January 24, 2009 - March 28, 2009 // OTIS Ben Maltz Gallery, Los Angeles
The Future Imaginary
An Indirect Intention: A Viralnet.net Intervention into the Museum of Jurassic Technology and CLUI
by Tom Leeser

During the winter of 2007 and the spring of 2008, the online curatorial initiative, Viralnet.net, (Chris Bassett, Stephanie Kern and Tom Leeser) sought out artists to respond to the words home and garden through research projects, performances, workshops, essays, fiction, interviews, video, sound and interactive online projects. It was our intention that the artist's responses would collectively spark an appeal to a certain pathos;  a more personal dialogue around the current global ecological and economic crisis.  We also wanted the work to creatively engage the social conflicts between public and private space and the  personal tensions between physical and virtual space.

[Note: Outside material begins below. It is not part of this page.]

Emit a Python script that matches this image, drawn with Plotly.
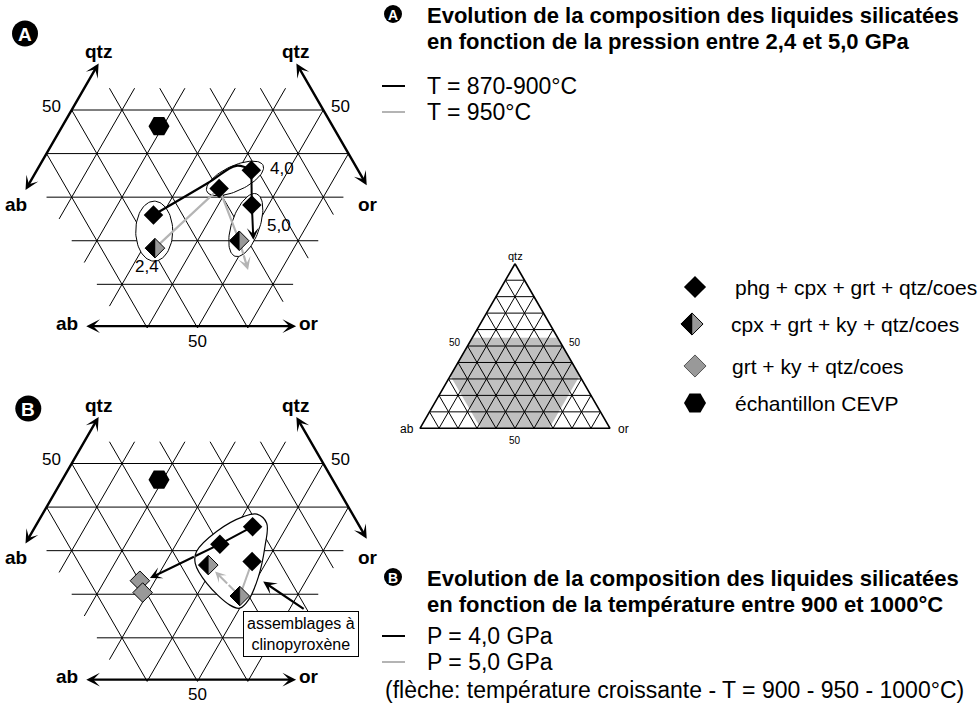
import math
import plotly.graph_objects as go

FONT = "Liberation Sans, Arial, Helvetica, sans-serif"
BLACK = "#000000"
GREY_LINE = "#b4b4b4"
GREY_FILL = "#999999"
SHADE = "#c0c0c0"

# ---------------- data : ternary compositions in %  (qtz, ab, or) ----------------
grid_steps = [10, 20, 30, 40, 50, 60]
qtz_steps = [10, 20, 30, 40, 50]
inset_steps = [10, 20, 30, 40, 50, 60, 70, 80, 90]
zoom_limits = {"qtz": 55, "ab": 65, "or": 64}
inset_shade = [(55, 45, 0), (55, 0, 45), (32, 0, 68), (0, 32, 68), (0, 68, 32), (32, 68, 0)]

cevp = [(46.3, 34.5, 19.2)]

# panel A : pressure series
A_phg = [(25.9, 45.8, 28.3), (32.0, 29.7, 38.3), (36.2, 21.2, 42.6), (28.2, 25.1, 46.7)]
A_cpx = [(18.3, 49.3, 32.4), (20.0, 31.7, 48.3)]
A_T900 = [(25.9, 45.8, 28.3), (33.3, 31.2, 35.5), (37.2, 23.7, 39.1), (36.2, 21.2, 42.6)]
A_T900_down = [(36.2, 21.2, 42.6), (28.2, 25.1, 46.7), (20.2, 28.8, 51.0)]
A_T950 = [(18.3, 49.3, 32.4), (32.0, 29.7, 38.3), (20.0, 31.7, 48.3), (13.3, 33.3, 53.4)]
A_groups_centre = [(22.2, 47.5, 30.3), (34.3, 25.4, 40.3), (23.6, 28.6, 47.8)]
A_groups_label = ["2,4", "4,0", "5,0"]
A_groups_label_pos = [(14.0, 53.1, 32.9), (36.6, 15.0, 48.4), (23.6, 22.0, 54.4)]

# panel B : temperature series
B_phg = [(35.5, 21.3, 43.2), (31.5, 29.8, 38.7), (27.5, 25.4, 47.1)]
B_cpx = [(26.7, 34.5, 38.8), (19.6, 31.8, 48.6)]
B_ky = [(23.1, 49.9, 27.0), (20.4, 50.7, 28.9)]
B_P40 = [(35.5, 21.3, 43.2), (31.5, 29.8, 38.7), (23.7, 47.6, 28.7)]
B_P50_arrow = [(19.6, 31.8, 48.6), (25.2, 33.9, 40.9)]
B_P50_line = [(19.6, 31.8, 48.6), (27.5, 25.4, 47.1)]
B_cpx_field = [(34.4, 29.0, 36.6), (37.8, 22.0, 40.2), (38.4, 19.0, 42.6), (36.3, 18.1, 45.6),
               (30.9, 21.2, 48.0), (24.0, 25.9, 50.1), (18.7, 30.5, 50.8), (16.8, 33.2, 50.0),
               (17.5, 34.8, 47.7), (22.5, 36.9, 40.6), (27.1, 36.9, 36.0), (29.8, 35.3, 34.9),
               (34.4, 29.0, 36.6)]
B_callout_tip = (22.9, 25.5, 51.6)
B_callout_tail = (16.4, 20.4, 63.2)

legend_symbols = ["phg + cpx + grt + qtz/coes", "cpx + grt + ky + qtz/coes",
                  "grt + ky + qtz/coes", "échantillon CEVP"]

# ---------------- layout helpers ----------------
PAN_A = dict(xc=197.5, y0=327.9, k=5.032)
PAN_B = dict(xc=197.5, y0=681.4, k=5.032)
INSET = dict(xc=515.0, y0=428.3, k=1.9)
SQ3 = math.sqrt(3) / 2


def proj(p, pan):
    q, a, o = p
    return pan["xc"] + pan["k"] / 2 * (o - a), pan["y0"] - pan["k"] * SQ3 * q


def projs(pts, pan):
    xy = [proj(p, pan) for p in pts]
    return [x for x, _ in xy], [y for _, y in xy]


def lerp(p1, p2, t):
    return tuple(a + (b - a) * t for a, b in zip(p1, p2))


fig = go.Figure()
annots = []


def add_line(xs, ys, color=BLACK, width=1.0, shape="linear", fill=None, fillcolor=None):
    fig.add_trace(go.Scatter(x=xs, y=ys, mode="lines", hoverinfo="skip",
                             line=dict(color=color, width=width, shape=shape),
                             fill=fill, fillcolor=fillcolor, showlegend=False))


def text(x, y, s, size, bold=False, xanchor="center", color=BLACK):
    annots.append(dict(x=x, y=y, xref="x", yref="y", text=f"<b>{s}</b>" if bold else s,
                       showarrow=False, xanchor=xanchor, yanchor="middle",
                       font=dict(family=FONT, size=size, color=color)))


def arrow(tail, tip, color=BLACK, width=2.0, size=1.0, both=False):
    annots.append(dict(x=tip[0], y=tip[1], ax=tail[0], ay=tail[1], xref="x", yref="y",
                       axref="x", ayref="y", text="", showarrow=True, arrowhead=3,
                       arrowsize=size, arrowwidth=width, arrowcolor=color,
                       startarrowhead=3, startarrowsize=size,
                       arrowside="end+start" if both else "end", standoff=0, startstandoff=0))


def zoom_grid(pan):
    xs, ys = [], []
    QM, AM, OM = zoom_limits["qtz"], zoom_limits["ab"], zoom_limits["or"]

    def seg(p1, p2):
        for p in (p1, p2):
            x, y = proj(p, pan)
            xs.append(x); ys.append(y)
        xs.append(None); ys.append(None)

    for q in qtz_steps:
        o1, o2 = max(0, 100 - q - AM), min(OM, 100 - q)
        seg((q, 100 - q - o1, o1), (q, 100 - q - o2, o2))
    for k in grid_steps:
        q1, q2 = max(0, 100 - k - AM), min(QM, 100 - k)
        seg((q1, 100 - q1 - k, k), (q2, 100 - q2 - k, k))
        q1, q2 = max(0, 100 - k - OM), min(QM, 100 - k)
        seg((q1, k, 100 - q1 - k), (q2, k, 100 - q2 - k))
    add_line(xs, ys, BLACK, 1.0)


def ellipse(centre, rx, ry, tilt, pan, n=80):
    cx, cy = proj(centre, pan)
    t = math.radians(tilt)
    xs, ys = [], []
    for i in range(n + 1):
        u = 2 * math.pi * i / n
        ex, ey = rx * math.cos(u), ry * math.sin(u)
        xs.append(cx + ex * math.cos(t) + ey * math.sin(t))
        ys.append(cy - ex * math.sin(t) + ey * math.cos(t))
    add_line(xs, ys, BLACK, 1.0, fill="toself", fillcolor="white")


def markers(pts, pan, symbol, size, color, lw=0.0):
    xs, ys = projs(pts, pan)
    fig.add_trace(go.Scatter(x=xs, y=ys, mode="markers", hoverinfo="skip", showlegend=False,
                             marker=dict(symbol=symbol, size=size, color=color,
                                         line=dict(color=BLACK, width=lw))))


def half_diamonds(xy, size):
    rd = 0.65 * size
    xs, ys = [], []
    for cx, cy in xy:
        xs += [cx, cx - rd, cx, cx, None]
        ys += [cy - rd, cy, cy + rd, cy - rd, None]
    fig.add_trace(go.Scatter(x=[c for c, _ in xy], y=[c for _, c in xy], mode="markers",
                             hoverinfo="skip", showlegend=False,
                             marker=dict(symbol="diamond", size=size, color=GREY_FILL,
                                         line=dict(color=BLACK, width=1))))
    add_line(xs, ys, BLACK, 0.5, fill="toself", fillcolor=BLACK)


def axes_frame(pan):
    l1, l2 = proj((31.3, 68.7, 0), pan), proj((60.7, 39.3, 0), pan)
    arrow(l1, l2, width=2.4, size=0.95, both=True)
    r1, r2 = proj((32.4, 0, 67.6), pan), proj((60.7, 0, 39.3), pan)
    arrow(r1, r2, width=2.4, size=0.95, both=True)
    b1, b2 = proj((0.4, 72.2, 27.4), pan), proj((0.4, 30.2, 69.4), pan)
    arrow(b1, b2, width=2.4, size=0.95, both=True)
    y0 = pan["y0"]
    text(98.5, y0 - 276.0, "qtz", 19, True)
    text(295.5, y0 - 276.0, "qtz", 19, True)
    text(51.5, y0 - 221.5, "50", 17)
    text(340.5, y0 - 221.5, "50", 17)
    text(16.0, y0 - 123.5, "ab", 19, True)
    text(368.0, y0 - 123.5, "or", 19, True)
    text(66.5, y0 - 4.5, "ab", 19, True)
    text(309.0, y0 - 4.5, "or", 19, True)
    text(197.5, y0 + 13.5, "50", 17)


def badge(x, y, letter, d, fs):
    fig.add_trace(go.Scatter(x=[x], y=[y], mode="markers", hoverinfo="skip", showlegend=False,
                             marker=dict(symbol="circle", size=d, color=BLACK)))
    text(x, y + 0.5, letter, fs, True, color="white")


# ---------------- panel A ----------------
zoom_grid(PAN_A)
axes_frame(PAN_A)
ellipse(A_groups_centre[0], 18.5, 30.0, 0, PAN_A)
ellipse(A_groups_centre[1], 31.0, 12.5, 25, PAN_A)
ellipse(A_groups_centre[2], 33.0, 14.0, 71, PAN_A)
for lab, pos in zip(A_groups_label, A_groups_label_pos):
    x, y = proj(pos, PAN_A)
    text(x, y, lab, 17)

g_end = lerp(A_T950[2], A_T950[3], 0.45)
xs, ys = projs(A_T950[:3] + [g_end], PAN_A)
add_line(xs, ys, GREY_LINE, 2.2)
arrow(proj(g_end, PAN_A), proj(A_T950[3], PAN_A), GREY_LINE, 2.2, 0.95)
xs, ys = projs(A_T900, PAN_A)
add_line(xs, ys, BLACK, 2.2, shape="spline")
xs, ys = projs(A_T900_down[:2], PAN_A)
add_line(xs, ys, BLACK, 2.0)
arrow(proj(A_T900_down[1], PAN_A), proj(A_T900_down[2], PAN_A), BLACK, 2.0, 1.0)

markers(cevp, PAN_A, "hexagon2", 21, BLACK)
markers(A_phg, PAN_A, "diamond", 15, BLACK)
half_diamonds([proj(p, PAN_A) for p in A_cpx], 15)
badge(25, 33.5, "A", 26, 19)

# ---------------- panel B ----------------
zoom_grid(PAN_B)
axes_frame(PAN_B)
xs, ys = projs(B_cpx_field, PAN_B)
add_line(xs, ys, BLACK, 1.2, shape="spline", fill="toself", fillcolor="white")

b_mid = lerp(B_P40[1], B_P40[2], 0.35)
xs, ys = projs(B_P40[:2] + [b_mid], PAN_B)
add_line(xs, ys, BLACK, 2.0)
xs, ys = projs(B_P50_line, PAN_B)
add_line(xs, ys, GREY_LINE, 2.0)
p_mid = lerp(B_P50_arrow[0], B_P50_arrow[1], 0.45)
xs, ys = projs([B_P50_arrow[0], p_mid], PAN_B)
add_line(xs, ys, GREY_LINE, 2.0)

markers(cevp, PAN_B, "hexagon2", 21, BLACK)
markers(B_ky, PAN_B, "diamond", 15, GREY_FILL, 1.0)
markers(B_phg, PAN_B, "diamond", 15, BLACK)
half_diamonds([proj(p, PAN_B) for p in B_cpx], 15)
arrow(proj(b_mid, PAN_B), proj(B_P40[2], PAN_B), BLACK, 2.0, 1.0)
arrow(proj(p_mid, PAN_B), proj(B_P50_arrow[1], PAN_B), GREY_LINE, 2.0, 0.9)
arrow(proj(B_callout_tail, PAN_B), proj(B_callout_tip, PAN_B), BLACK, 2.2, 1.0)
annots.append(dict(x=301.3, y=633.8, xref="x", yref="y", text="assemblages à<br>clinopyroxène",
                   showarrow=False, xanchor="center", yanchor="middle", align="center",
                   bgcolor="white", bordercolor=BLACK, borderwidth=1, borderpad=3,
                   font=dict(family=FONT, size=16, color=BLACK)))
badge(28.3, 408.5, "B", 26, 19)

# ---------------- inset ternary ----------------
xs, ys = projs(inset_shade + [inset_shade[0]], INSET)
add_line(xs, ys, SHADE, 0.1, fill="toself", fillcolor=SHADE)
gx, gy = [], []
for k in inset_steps:
    for p1, p2 in (((k, 100 - k, 0), (k, 0, 100 - k)),
                   ((0, 100 - k, k), (100 - k, 0, k)),
                   ((0, k, 100 - k), (100 - k, k, 0))):
        for p in (p1, p2):
            x, y = proj(p, INSET)
            gx.append(x); gy.append(y)
        gx.append(None); gy.append(None)
add_line(gx, gy, BLACK, 1.0)
xs, ys = projs([(100, 0, 0), (0, 100, 0), (0, 0, 100), (100, 0, 0)], INSET)
add_line(xs, ys, BLACK, 1.6)
text(515, 256, "qtz", 11)
text(407, 428.5, "ab", 12)
text(623, 428.5, "or", 12)
text(455, 342.5, "50", 10)
text(575, 342.5, "50", 10)
text(515, 440.5, "50", 10)

# ---------------- legends (right side) ----------------
TITLE_FS = 22
REG_FS = 23
badge(393, 14, "A", 18, 14)
text(425, 15, "Evolution de la composition des liquides silicatées", TITLE_FS, True, "left")
text(425, 41, "en fonction de la pression entre 2,4 et 5,0 GPa", TITLE_FS, True, "left")
add_line([382, 405], [86, 86], BLACK, 2)
add_line([382, 405], [112, 112], GREY_LINE, 2)
text(425, 86, "T = 870-900°C", REG_FS, False, "left")
text(425, 112, "T = 950°C", REG_FS, False, "left")

badge(393, 577, "B", 18, 14)
text(425, 578, "Evolution de la composition des liquides silicatées", TITLE_FS, True, "left")
text(425, 604, "en fonction de la température entre 900 et 1000°C", TITLE_FS, True, "left")
add_line([382, 405], [636, 636], BLACK, 2)
add_line([382, 405], [662, 662], GREY_LINE, 2)
text(425, 636, "P = 4,0 GPa", REG_FS, False, "left")
text(425, 662, "P = 5,0 GPa", REG_FS, False, "left")
text(383, 690, "(flèche: température croissante - T = 900 - 950 - 1000°C)", REG_FS, False, "left")

leg_y = [287, 324, 366, 403]
fig.add_trace(go.Scatter(x=[695], y=[leg_y[0]], mode="markers", hoverinfo="skip", showlegend=False,
                         marker=dict(symbol="diamond", size=17, color=BLACK)))
half_diamonds([(692, leg_y[1])], 17)
fig.add_trace(go.Scatter(x=[695], y=[leg_y[2]], mode="markers", hoverinfo="skip", showlegend=False,
                         marker=dict(symbol="diamond", size=17, color=GREY_FILL,
                                     line=dict(color="#555555", width=1))))
fig.add_trace(go.Scatter(x=[695], y=[leg_y[3]], mode="markers", hoverinfo="skip", showlegend=False,
                         marker=dict(symbol="hexagon2", size=22, color=BLACK)))
for lab, y, x in zip(legend_symbols, leg_y, [733, 729, 730, 733]):
    text(x, y, lab, 21, False, "left")

fig.update_layout(
    width=980, height=704, margin=dict(l=0, r=0, t=0, b=0),
    paper_bgcolor="white", plot_bgcolor="white", showlegend=False,
    xaxis=dict(range=[0, 980], visible=False, fixedrange=True),
    yaxis=dict(range=[704, 0], visible=False, fixedrange=True),
    annotations=annots,
)
fig.write_html("out.html", config={"displayModeBar": False},
               post_script="document.body.style.margin='0';document.body.style.overflow='hidden';")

During the life of ''Home and Garden,'' the project kept producing new offshoots and branching into new areas of investigation. In June, 2010 we decided to bring the project to its natural conclusion by orchestrating a final event designed as a tactical intervention into the Museum of Jurassic Technology and the Center for Land Use Interpretation (CLUI) in Culver City, California. The event ran from June 17 to June 20, 2010.  The selected images are a documentation of the four day event.

Intervention as an artistic strategy has a history nearly a hundred years old within the twentieth century avant-garde. Its most foundational aspect is the intention to subvert, disrupt and to engage with existing public spaces or artworks for purposes of protest or political opposition.  It was our idea  to intervene into the two institutions, more in the role of a friendly 'silent partner' rather than a provocateur engaged in an oppositional critique.

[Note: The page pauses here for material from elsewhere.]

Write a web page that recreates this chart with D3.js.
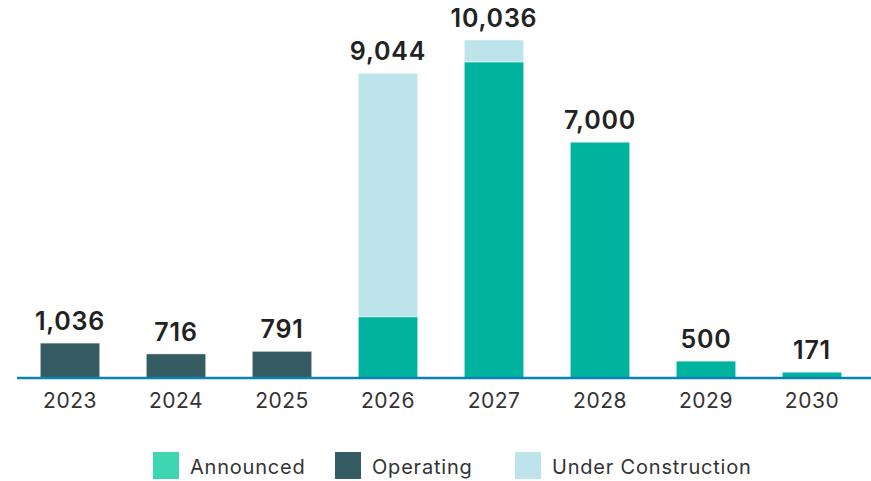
<!DOCTYPE html>
<html>
<head>
<meta charset="utf-8">
<script src="https://cdn.jsdelivr.net/npm/d3@7"></script>
<style>
  body { margin: 0; background: #fff; }
  text { font-family: "Inter", "Open Sans", sans-serif; }
</style>
</head>
<body>
<div id="chart"></div>
<script>
const years = ["2023", "2024", "2025", "2026", "2027", "2028", "2029", "2030"];
const operating = [1036, 716, 791, 0, 0, 0, 0, 0];
const announced = [0, 0, 0, 1820, 9386, 7000, 500, 171];
const underConstruction = [0, 0, 0, 7224, 650, 0, 0, 0];
const seriesNames = ["Announced", "Operating", "Under Construction"];

const width = 871, height = 481;
const barColor = {"Operating": "#345c62", "Announced": "#00b39e", "Under Construction": "#bde4ea"};
const legendColor = {"Operating": "#345c62", "Announced": "#3dd6b0", "Under Construction": "#bde4ea"};

const svg = d3.select("#chart").append("svg")
    .attr("width", width)
    .attr("height", height);

const rows = years.map(function(y, i) {
  return {year: y, "Operating": operating[i], "Announced": announced[i], "Under Construction": underConstruction[i]};
});

const x = d3.scaleBand()
    .domain(years)
    .range([17, 865])
    .paddingInner(0.44)
    .paddingOuter(0.22);

const y = d3.scaleLinear()
    .domain([0, 10036])
    .range([378, 40]);

// operating first, then announced, under construction on top
const stacked = d3.stack().keys(["Operating", "Announced", "Under Construction"])(rows);

svg.append("g")
  .selectAll("g")
  .data(stacked)
  .enter().append("g")
    .attr("fill", function(d) { return barColor[d.key]; })
  .selectAll("rect")
  .data(function(d) { return d.filter(function(v) { return v[1] - v[0] > 0; }); })
  .enter().append("rect")
    .attr("x", function(d) { return x(d.data.year); })
    .attr("y", function(d) { return y(d[1]); })
    .attr("height", function(d) { return y(d[0]) - y(d[1]); })
    .attr("width", x.bandwidth())
    .attr("stroke", "rgba(255,255,255,0.45)")
    .attr("stroke-width", 1);

// totals
svg.append("g")
  .selectAll("text")
  .data(rows)
  .enter().append("text")
    .attr("x", function(d) { return x(d.year) + x.bandwidth() / 2; })
    .attr("y", function(d) { return y(d.Operating + d.Announced + d["Under Construction"]) - 13; })
    .attr("text-anchor", "middle")
    .attr("font-size", 25)
    .attr("font-weight", 600)
    .attr("letter-spacing", 0.8)
    .attr("fill", "#222")
    .text(function(d) { return d3.format(",")(d.Operating + d.Announced + d["Under Construction"]); });

// x axis
const xAxis = svg.append("g")
    .attr("transform", "translate(0,378)")
    .call(d3.axisBottom(x).tickSize(0).tickPadding(15));
xAxis.select(".domain").remove();
xAxis.selectAll("text")
    .attr("font-size", 21)
    .attr("letter-spacing", 0.5)
    .attr("fill", "#333")
    .style("font-family", "Inter, sans-serif");
svg.append("line")
    .attr("x1", 17).attr("x2", width)
    .attr("y1", 378).attr("y2", 378)
    .attr("stroke", "#0a82b2")
    .attr("stroke-width", 2.5);

// legend
const legendX = [153, 335, 515];
const legend = svg.append("g")
  .selectAll("g")
  .data(seriesNames)
  .enter().append("g")
    .attr("transform", function(d, i) { return "translate(" + legendX[i] + ",452)"; });

legend.append("rect")
    .attr("width", 26)
    .attr("height", 27)
    .attr("fill", function(d) { return legendColor[d]; });

legend.append("text")
    .attr("x", 37)
    .attr("y", 15)
    .attr("dy", "0.35em")
    .attr("font-size", 20)
    .attr("letter-spacing", 0.8)
    .attr("fill", "#333")
    .text(function(d) { return d; });
</script>
</body>
</html>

However there is also a desire on the part of many interventionists to alter the day-to-day conditions of ordinary experience by playing the part of the trickster. We fully embraced this desire, aspiring to produce a response that resembled a 'misadventure' into the realm of the uncanny- a blending with the everyday activities of the institutions and their exhibits.  We were interested in creating, within the visitor, an element of surprise by exhibiting the artworks anonymously, placing them directly into the existing exhibits. We wanted the intervention to be seen as an indirect intention, a congruence that connected the “Home and Garden” artists to the Museum's encyclopedic collection of curiosities and CLUI's exhibition space.

We strategically "smuggled" the artworks, videos, sound installations,  readings and performances into the two institutions so they could enter into a secret dialogue with the Museum's permanent collection and CLUI's exhibition, “Through the  Grapevine.”  In addition to the artwork and sound installations within the galleries, we  screened videos from the “Home and Garden” website in the Museum's Borzoi Kabinet Theater and hosted a day of readings by the contributing writers. After the readings we held a concert by the vocal group, Marshweed, and hosted an outdoor reception in the  garden behind the Museum. On the final day of the event we held an indoor picnic in the Museum's Tula Tea Room. The picnic featured writer and curator Margo Bistis and author Norman Klein. Margo and Norman led a discussion with a group of invited artists and activists on native California plants, the cultural and political effects of the recession, the foreclosure crisis and the history of Southern California sprawl. The picnic also included Barbara Wampole, co-founder and board member of the Friends of the Santa Clara River. Ms. Wampole gave a brief history of her organization and talked about their efforts to protect the Santa Clarita River, one of only two remaining natural river systems in Southern California. 

Among the tactics that we employed was the decision not to use title cards to identify the artworks and sound installations in the galleries.  Instead, we supplied a handmade map, designed by Heather Lockie (of Marshweed), that pointed out the location of each work to the visitors. The map allowed the embedded artworks to be exposed like hidden artifacts, in a way like "squatters," revealing themselves to the wandering visitor, temporally and spatially, complimenting the sense of discovery and inquiry that defines both institutions.

The works included in our four day action were by  Deborah Aschheim, Jordan Biren, Margo Bistis, Ursula Brookbank, Frank Chang, Drew Denny, Ken Ehrlich, Fallen Fruit, Nicolas Grenier, Norman Klein, Nate Harrison, Carla Herrera-Prats, Robin Lasser, Marshweed, Lisa Mezzacappa, Pat O'Neill, Albert Ortega, Adrienne Pao, Reclamation Project, Phil Ross, Nathan Ruyle, Elleni Sclavenitis, Susan Simpson, Janet Sarbanes, Claudia Slanar and Michiko Yao. The work collectively spoke in a harmonious undertone, one that  diffused  into the atmospheres and spaces of the Museum and CLUI. For a brief time, we were all collaborators, as  Charles Willson Peale said, "guided along as it were a chain of flowers into the mysteries of life."